Dalle sanzioni, le liste nere, i dispetti reciproci, i continui scambi di accuse, si è dunque ripiombati nel vecchio schema della deterrenza nucleare. E come negli anni della psicosi della bomba tornano in auge gli esperti di strategia che dibattono con freddo linguaggio tecnico di megatoni e gittate, di obiettivi da annientare, di pronta reazione di difesa.

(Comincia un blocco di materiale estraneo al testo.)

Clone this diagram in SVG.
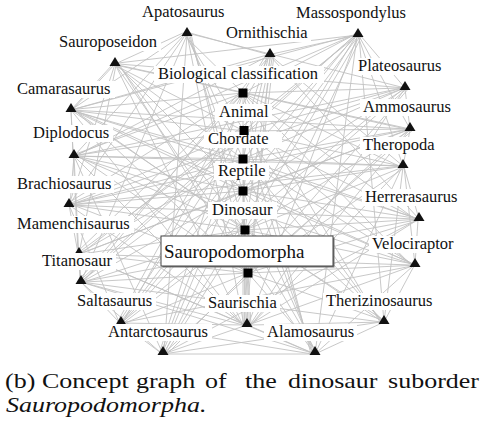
<svg xmlns="http://www.w3.org/2000/svg" width="482" height="424" viewBox="0 0 482 424">
<style>
.e{fill:none;stroke:#c2c2c2;stroke-width:0.9}
.bg{fill:#fff}
.sq{fill:#000}
</style>
<defs>
<path id="tri" d="M0 -5L5.5 4L-5.5 4Z"/>
</defs>
<rect width="482" height="424" fill="#fff"/>
<g id="connectors" class="e">
<path d="M183 34L243 93M184.5 34L244 131M186 34L243 159M188 34L243 191M189.5 34L245 230M191 34L248 273
M111 64L243 93M112.5 64L244 131M114 64L243 159M116 64L243 191M117.5 64L245 230M119 64L248 273
M266 55L243 93M267.5 55L244 131M269 55L243 159M271 55L243 191M272.5 55L245 230M274 55L248 273
M354 35L243 93M355.5 35L244 131M357 35L243 159M359 35L243 191M360.5 35L245 230M362 35L248 273
M401 88L243 93M402.5 88L244 131M404 88L243 159M406 88L243 191M407.5 88L245 230M409 88L248 273
M406 129L243 93M407.5 129L244 131M409 129L243 159M411 129L243 191M412.5 129L245 230M414 129L248 273
M399 166L243 93M400.5 166L244 131M402 166L243 159M404 166L243 191M405.5 166L245 230M407 166L248 273
M67 110L243 93M68.5 110L244 131M70 110L243 159M72 110L243 191M73.5 110L245 230M75 110L248 273
M70 156L243 93M71.5 156L244 131M73 156L243 159M75 156L243 191M76.5 156L245 230M78 156L248 273
M65 205L243 93M66.5 205L244 131M68 205L243 159M70 205L243 191M71.5 205L245 230M73 205L248 273
M75 254L243 93M76.5 254L244 131M78 254L243 159M80 254L243 191M81.5 254L245 230M83 254L248 273
M77 282L243 93M78.5 282L244 131M80 282L243 159M82 282L243 191M83.5 282L245 230M85 282L248 273
M117 323L243 93M118.5 323L244 131M120 323L243 159M122 323L243 191M123.5 323L245 230M125 323L248 273
M159 354L243 93M160.5 354L244 131M162 354L243 159M164 354L243 191M165.5 354L245 230M167 354L248 273
M243 325L243 93M244.5 325L244 131M246 325L243 159M248 325L243 191M249.5 325L245 230M251 325L248 273
M311 354L243 93M312.5 354L244 131M314 354L243 159M316 354L243 191M317.5 354L245 230M319 354L248 273
M380 322L243 93M381.5 322L244 131M383 322L243 159M385 322L243 191M386.5 322L245 230M388 322L248 273
M415 219L243 93M416.5 219L244 131M418 219L243 159M420 219L243 191M421.5 219L245 230M423 219L248 273
M411 265L243 93M412.5 265L244 131M414 265L243 159M416 265L243 191M417.5 265L245 230M419 265L248 273"/>
<path d="M187 34L244 325M115 64L243 325M270 55L246 325M358 35L248 325M405 88L250 325M410 129L251 325M403 166L251 325M71 110L243 325M74 156L243 325M69 205L243 324M79 254L243 324M81 282L243 325M121 323L243 325M163 354L244 326M315 354L250 326M384 322L251 325M419 219L251 324M415 265L251 324"/>
<path d="M185 34L74 156M184 34L71 110M186 34L69 205M183 33L115 64M190 33L270 55M187 35L81 282M191 34L405 88
M115 64L69 205M113 64L71 110M118 63L358 35M119 64L405 88M116 65L79 254M118 65L410 129
M272 54L358 35M271 56L403 166M270 56L419 219M267 55L71 110
M360 35L405 88M359 36L410 129M358 36L403 166M355 36L121 323M356 36L163 354M359 36L384 322M354 35L71 110M357 36L315 354M355 35L81 282M354 35L74 156
M405 89L410 129M402 88L74 156M402 89L69 205M403 89L121 323
M410 130L403 166M407 129L71 110M407 130L79 254M408 130L163 354
M404 167L419 219M404 167L415 265M403 167L384 322M400 166L74 156M402 167L315 354M400 166L69 205
M418 220L415 265M416 219L69 205M416 220L81 282M417 220L163 354M416 218L71 110
M414 266L384 322M412 265L79 254M412 266L121 323M412 264L74 156M413 266L315 354
M382 323L315 354M381 322L163 354M381 322L81 282M381 321L71 110
M312 354L163 354M312 353L81 282M312 354L121 323M312 353L79 254M313 352L115 64
M161 353L121 323M161 353L81 282M162 352L74 156M164 352L187 34
M119 322L81 282M119 322L69 205M123 322L270 55
M81 281L79 254M80 281L74 156M84 281L270 55
M78 253L69 205M78 253L71 110M82 253L358 35
M70 204L74 156M72 204L410 129
M73 155L71 110M77 155L270 55
M73 109L115 64M74 110L415 265"/>
</g>
<g id="nodes" font-family="Liberation Serif, serif" font-size="16.5" fill="#111">
<g id="n-sauropodomorpha"><rect x="162.5" y="237.5" width="172" height="30" fill="#777"/><rect x="161" y="236" width="172" height="30" fill="#fff" stroke="#444" stroke-width="1"/><text x="164" y="258" font-size="19">Sauropodomorpha</text><rect class="sq" x="243.5" y="268.5" width="9" height="9"/></g>
<g id="n-dinosaur"><rect class="bg" x="208" y="202" width="69" height="17"/><text x="212" y="215">Dinosaur</text><rect class="sq" x="240.5" y="225.5" width="9" height="9"/></g>
<g id="n-reptile"><rect class="bg" x="214" y="163" width="55" height="17"/><text x="218" y="176">Reptile</text><rect class="sq" x="238.5" y="186.5" width="9" height="9"/></g>
<g id="n-chordate"><rect class="bg" x="204" y="132" width="78" height="16"/><text x="208" y="144">Chordate</text><rect class="sq" x="238.5" y="154.5" width="9" height="9"/></g>
<g id="n-animal"><rect class="bg" x="215" y="104" width="57" height="17"/><text x="219" y="117">Animal</text><rect class="sq" x="239.5" y="126" width="9" height="9"/></g>
<g id="n-bioclass"><rect class="bg" x="154" y="66" width="170" height="17"/><text x="158" y="79">Biological classification</text><rect class="sq" x="238.5" y="88.5" width="9" height="9"/></g>
<g id="n-apatosaurus"><rect class="bg" x="139" y="4" width="88" height="17"/><text x="142" y="17">Apatosaurus</text><use href="#tri" x="187" y="32"/></g>
<g id="n-sauroposeidon"><rect class="bg" x="56" y="34" width="105" height="17"/><text x="59" y="47">Sauroposeidon</text><use href="#tri" x="115" y="62"/></g>
<g id="n-ornithischia"><rect class="bg" x="223" y="25" width="88" height="17"/><text x="226" y="38">Ornithischia</text><use href="#tri" x="270" y="53"/></g>
<g id="n-massospondylus"><rect class="bg" x="293" y="5" width="117" height="17"/><text x="296" y="18">Massospondylus</text><use href="#tri" x="358" y="33"/></g>
<g id="n-plateosaurus"><rect class="bg" x="355" y="58" width="89" height="17"/><text x="358" y="71">Plateosaurus</text><use href="#tri" x="405" y="86"/></g>
<g id="n-ammosaurus"><rect class="bg" x="360" y="99" width="94" height="17"/><text x="363" y="112">Ammosaurus</text><use href="#tri" x="410" y="127"/></g>
<g id="n-theropoda"><rect class="bg" x="360" y="137" width="77" height="17"/><text x="363" y="150">Theropoda</text><use href="#tri" x="403" y="164"/></g>
<g id="n-camarasaurus"><rect class="bg" x="14" y="81" width="101" height="17"/><text x="17" y="94">Camarasaurus</text><use href="#tri" x="71" y="108"/></g>
<g id="n-diplodocus"><rect class="bg" x="30" y="125" width="83" height="17"/><text x="33" y="138">Diplodocus</text><use href="#tri" x="74" y="154"/></g>
<g id="n-brachiosaurus"><rect class="bg" x="14" y="176" width="100" height="17"/><text x="17" y="189">Brachiosaurus</text><use href="#tri" x="69" y="203"/></g>
<g id="n-mamenchisaurus"><rect class="bg" x="14" y="216" width="120" height="17"/><text x="17" y="229">Mamenchisaurus</text><use href="#tri" x="79" y="252"/></g>
<g id="n-titanosaur"><rect class="bg" x="39" y="253" width="77" height="17"/><text x="42" y="266">Titanosaur</text><use href="#tri" x="81" y="280"/></g>
<g id="n-saltasaurus"><rect class="bg" x="74" y="293" width="82" height="17"/><text x="77" y="306">Saltasaurus</text><use href="#tri" x="121" y="321"/></g>
<g id="n-antarctosaurus"><rect class="bg" x="105" y="324" width="107" height="17"/><text x="108" y="337">Antarctosaurus</text><use href="#tri" x="163" y="351"/></g>
<g id="n-saurischia"><rect class="bg" x="205" y="295" width="75" height="17"/><text x="208" y="308">Saurischia</text><use href="#tri" x="247" y="323"/></g>
<g id="n-alamosaurus"><rect class="bg" x="264" y="324" width="93" height="17"/><text x="267" y="337">Alamosaurus</text><use href="#tri" x="315" y="351"/></g>
<g id="n-therizinosaurus"><rect class="bg" x="323" y="293" width="113" height="17"/><text x="326" y="306">Therizinosaurus</text><use href="#tri" x="384" y="320"/></g>
<g id="n-herrerasaurus"><rect class="bg" x="362" y="189" width="99" height="17"/><text x="365" y="202">Herrerasaurus</text><use href="#tri" x="419" y="217"/></g>
<g id="n-velociraptor"><rect class="bg" x="369" y="236" width="90" height="17"/><text x="372" y="249">Velociraptor</text><use href="#tri" x="415" y="263"/></g>
</g>
<g id="caption" font-family="Liberation Serif, serif" font-size="20" fill="#111">
<text transform="scale(1.3 1)" y="388"><tspan x="3.85">(b)</tspan><tspan x="32.3">Concept</tspan><tspan x="104.6">graph</tspan><tspan x="157.7">of</tspan><tspan x="188.5">the</tspan><tspan x="221.5">dinosaur</tspan><tspan x="298.5">suborder</tspan></text>
<text transform="scale(1.3 1)" x="4.6" y="412" font-style="italic">Sauropodomorpha.</text>
</g>
</svg>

In realtà l’annuncio di Putin sarebbe, per il momento, più di valore politico che militare. Secondo gli esperti, i quaranta e passa nuovi missili farebbero parte di un ricambio, già programmato da tempo, di altri ordigni in attività di servizio. Si tratterebbe di sostituire con i modernissimi Jars (versione aggiornata del Topol M) gran parte degli R-36M, classificati dalla Nato con il significativo nome in codice di “Satana”. La loro messa in pensione si è resa necessaria, quasi indispensabile. I “Satana” sono stati infatti prodotti dalla fabbrica Juzhmash di Dnepropetrovsk, nel cuore dell’Ucraina adesso nemica. E la loro manutenzione è gestita da tecnici e personale ucraino con i quali è ovviamente saltato ogni rapporto di fiducia.
Scelta dovuta dunque che però non tranquillizza affatto. Se non è ancora un vero e proprio riarmo, è evidente che la Russia stia affrettando i tempi e concentrando fiumi di denaro per modernizzare e rendere il più letale possibile il suo arsenale e il suo esercito. Entrambi dati per decaduti e in difficoltà ma adesso in grande ripresa anche sul piano dell’addestramento come hanno ammesso gli stessi esperti militari americani commentando lo svolgimento “chirurgico” dell’annessione della Crimea. E la spesa per l’industria bellica, già più che raddoppiata in meno di un anno, dovrebbe crescere ancora nei prossimi mesi. Al suo pubblico di addetti ai lavori, radunati in una sorta di fiera delle armi chiamata “Parco Patriot”, Putin ha decantato le meraviglie del super carrarmato “Armata”, visto in azione per la prima volta sulla piazza Rossa nella parata del 9 maggio, e ha promesso: «Nuove armi che non avranno uguali negli eserciti del resto del mondo».
E c’è un’altra questione ancora più scottante. Una settimana fa la Associated Press aveva diffuso un’indiscrezione mai confermata che ha fatto molto preoccupare il Cremlino: «Gli Usa avrebbero intenzione di dislocare postazioni di missili a medio raggio in Asia e in Europa, puntati su obiettivi militari russi». Si tratterebbe della rottura del cosiddetto patto Inf, siglato nel 1987 da Gorbaciov e Reagan che metteva fuori di scena le armi puntate l’una contro l’altra dai due Blocchi. Gli americani temono che i russi possano infrangere l’accordo, i russi protestano ma studiano le contromisure. Quella firma di 27 anni fa rappresentò per molti la fine definitiva della Guerra Fredda che adesso è invece nuovamente aperta.